- Written request
Copy word for word the lines in the records below, starting at the line with "Write a Python" and ending at the line with "plt.rcParams['font.family'] = ['Liberation". Skip the pictures.

- Listed records
· · · · ·
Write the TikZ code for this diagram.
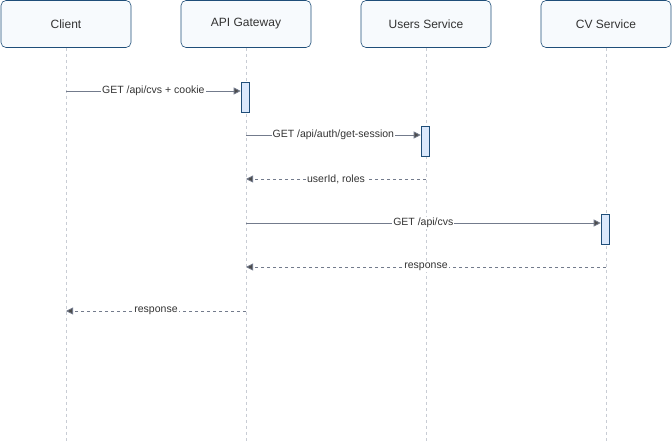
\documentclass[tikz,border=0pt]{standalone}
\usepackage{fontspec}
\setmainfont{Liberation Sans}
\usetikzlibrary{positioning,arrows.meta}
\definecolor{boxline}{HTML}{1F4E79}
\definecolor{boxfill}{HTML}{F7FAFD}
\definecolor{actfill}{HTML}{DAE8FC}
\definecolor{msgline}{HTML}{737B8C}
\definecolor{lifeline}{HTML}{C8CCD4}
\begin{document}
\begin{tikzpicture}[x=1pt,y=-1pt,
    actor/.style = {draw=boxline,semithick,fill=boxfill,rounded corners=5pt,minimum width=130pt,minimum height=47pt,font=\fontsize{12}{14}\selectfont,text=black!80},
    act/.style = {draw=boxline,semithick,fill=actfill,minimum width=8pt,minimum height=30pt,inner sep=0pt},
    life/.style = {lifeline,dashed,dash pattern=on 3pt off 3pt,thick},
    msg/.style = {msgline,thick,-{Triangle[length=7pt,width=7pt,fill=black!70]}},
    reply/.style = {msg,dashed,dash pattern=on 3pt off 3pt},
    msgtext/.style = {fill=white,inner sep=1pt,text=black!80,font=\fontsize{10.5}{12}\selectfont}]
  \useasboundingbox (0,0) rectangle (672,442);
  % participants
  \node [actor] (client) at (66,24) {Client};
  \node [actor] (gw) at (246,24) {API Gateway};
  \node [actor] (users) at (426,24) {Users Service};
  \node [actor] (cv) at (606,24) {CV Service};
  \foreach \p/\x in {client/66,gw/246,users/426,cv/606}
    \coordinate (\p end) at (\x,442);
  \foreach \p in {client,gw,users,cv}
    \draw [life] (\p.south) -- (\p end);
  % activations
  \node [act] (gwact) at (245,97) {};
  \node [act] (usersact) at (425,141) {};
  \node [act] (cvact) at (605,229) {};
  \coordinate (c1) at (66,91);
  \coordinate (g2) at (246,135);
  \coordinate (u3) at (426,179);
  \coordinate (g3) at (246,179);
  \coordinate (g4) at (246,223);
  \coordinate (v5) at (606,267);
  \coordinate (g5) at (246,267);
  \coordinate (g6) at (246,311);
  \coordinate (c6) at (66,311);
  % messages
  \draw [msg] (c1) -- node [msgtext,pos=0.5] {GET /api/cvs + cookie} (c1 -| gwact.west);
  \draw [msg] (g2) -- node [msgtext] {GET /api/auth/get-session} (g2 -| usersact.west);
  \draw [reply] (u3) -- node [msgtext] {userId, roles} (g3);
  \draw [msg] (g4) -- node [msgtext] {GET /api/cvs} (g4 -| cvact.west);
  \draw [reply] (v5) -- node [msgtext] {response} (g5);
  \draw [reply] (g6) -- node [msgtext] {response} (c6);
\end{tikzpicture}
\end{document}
· · · · ·
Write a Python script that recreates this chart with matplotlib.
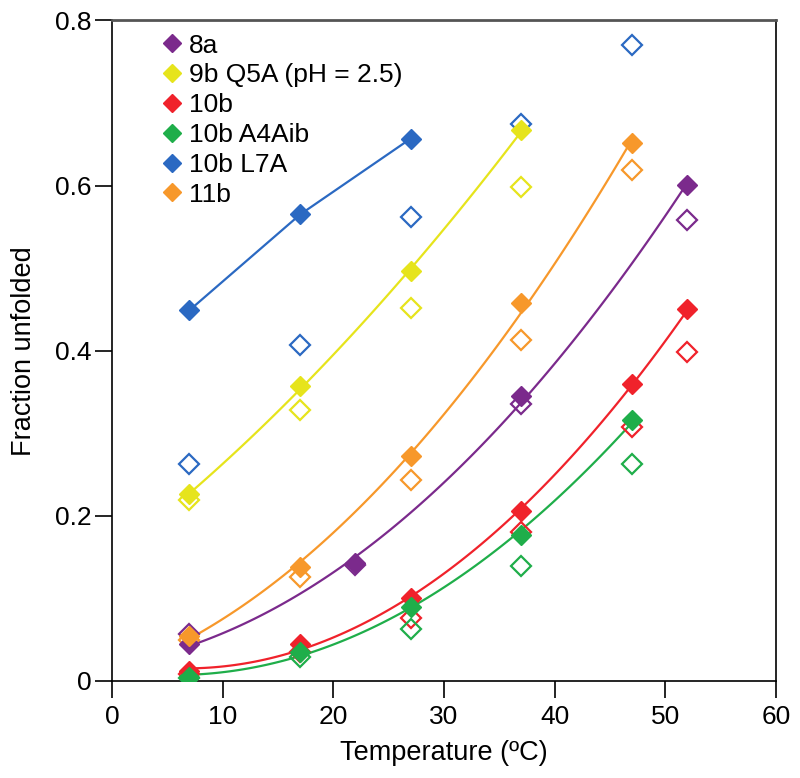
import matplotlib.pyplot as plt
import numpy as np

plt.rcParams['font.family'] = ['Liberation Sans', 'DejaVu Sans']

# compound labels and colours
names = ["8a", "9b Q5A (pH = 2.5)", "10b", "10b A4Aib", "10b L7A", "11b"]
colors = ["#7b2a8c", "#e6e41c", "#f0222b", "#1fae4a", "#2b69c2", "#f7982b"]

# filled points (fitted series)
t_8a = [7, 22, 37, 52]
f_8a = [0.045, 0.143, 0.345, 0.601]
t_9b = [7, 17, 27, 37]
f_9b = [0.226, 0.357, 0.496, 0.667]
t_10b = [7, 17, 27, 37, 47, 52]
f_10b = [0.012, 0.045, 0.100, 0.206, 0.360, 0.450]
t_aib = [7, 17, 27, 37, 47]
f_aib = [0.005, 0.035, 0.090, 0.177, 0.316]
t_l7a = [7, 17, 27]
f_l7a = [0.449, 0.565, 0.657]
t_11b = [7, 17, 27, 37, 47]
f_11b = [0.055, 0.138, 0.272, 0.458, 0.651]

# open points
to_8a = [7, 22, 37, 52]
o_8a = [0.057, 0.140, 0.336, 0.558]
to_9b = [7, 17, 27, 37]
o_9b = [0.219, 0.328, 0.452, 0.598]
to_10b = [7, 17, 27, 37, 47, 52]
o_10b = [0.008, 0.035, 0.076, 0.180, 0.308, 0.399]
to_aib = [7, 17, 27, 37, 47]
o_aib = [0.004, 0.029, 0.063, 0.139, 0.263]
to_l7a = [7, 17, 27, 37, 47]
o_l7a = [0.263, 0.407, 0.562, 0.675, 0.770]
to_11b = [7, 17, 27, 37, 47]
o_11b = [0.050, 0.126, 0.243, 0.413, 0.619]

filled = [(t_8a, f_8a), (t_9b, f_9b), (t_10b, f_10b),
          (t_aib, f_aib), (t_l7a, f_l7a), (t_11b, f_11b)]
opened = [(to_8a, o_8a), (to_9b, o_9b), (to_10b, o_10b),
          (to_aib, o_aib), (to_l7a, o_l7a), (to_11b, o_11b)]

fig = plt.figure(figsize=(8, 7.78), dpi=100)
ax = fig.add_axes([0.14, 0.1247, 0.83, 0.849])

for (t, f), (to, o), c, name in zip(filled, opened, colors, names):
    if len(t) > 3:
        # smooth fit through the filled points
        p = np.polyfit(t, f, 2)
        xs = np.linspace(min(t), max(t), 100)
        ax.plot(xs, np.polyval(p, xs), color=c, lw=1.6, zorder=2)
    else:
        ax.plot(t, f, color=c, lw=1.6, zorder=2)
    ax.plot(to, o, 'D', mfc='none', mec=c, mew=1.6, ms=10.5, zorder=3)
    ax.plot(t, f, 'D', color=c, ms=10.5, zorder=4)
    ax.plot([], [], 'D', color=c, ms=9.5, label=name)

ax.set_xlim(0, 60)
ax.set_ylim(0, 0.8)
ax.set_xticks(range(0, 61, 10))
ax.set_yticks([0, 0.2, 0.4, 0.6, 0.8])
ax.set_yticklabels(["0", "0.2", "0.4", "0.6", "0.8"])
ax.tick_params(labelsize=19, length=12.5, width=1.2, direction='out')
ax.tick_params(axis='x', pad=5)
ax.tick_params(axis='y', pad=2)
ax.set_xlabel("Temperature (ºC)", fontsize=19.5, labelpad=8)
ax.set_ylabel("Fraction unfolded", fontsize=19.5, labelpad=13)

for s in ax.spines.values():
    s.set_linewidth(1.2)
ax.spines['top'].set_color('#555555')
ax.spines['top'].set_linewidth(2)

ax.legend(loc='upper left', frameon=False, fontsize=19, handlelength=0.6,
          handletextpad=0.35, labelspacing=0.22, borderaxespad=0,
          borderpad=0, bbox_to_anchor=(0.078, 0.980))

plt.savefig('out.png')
· · · · ·
- Full response
Write a Python script that recreates this chart with matplotlib.
import matplotlib.pyplot as plt
import numpy as np

plt.rcParams['font.family'] = ['Liberation Sans', 'DejaVu Sans']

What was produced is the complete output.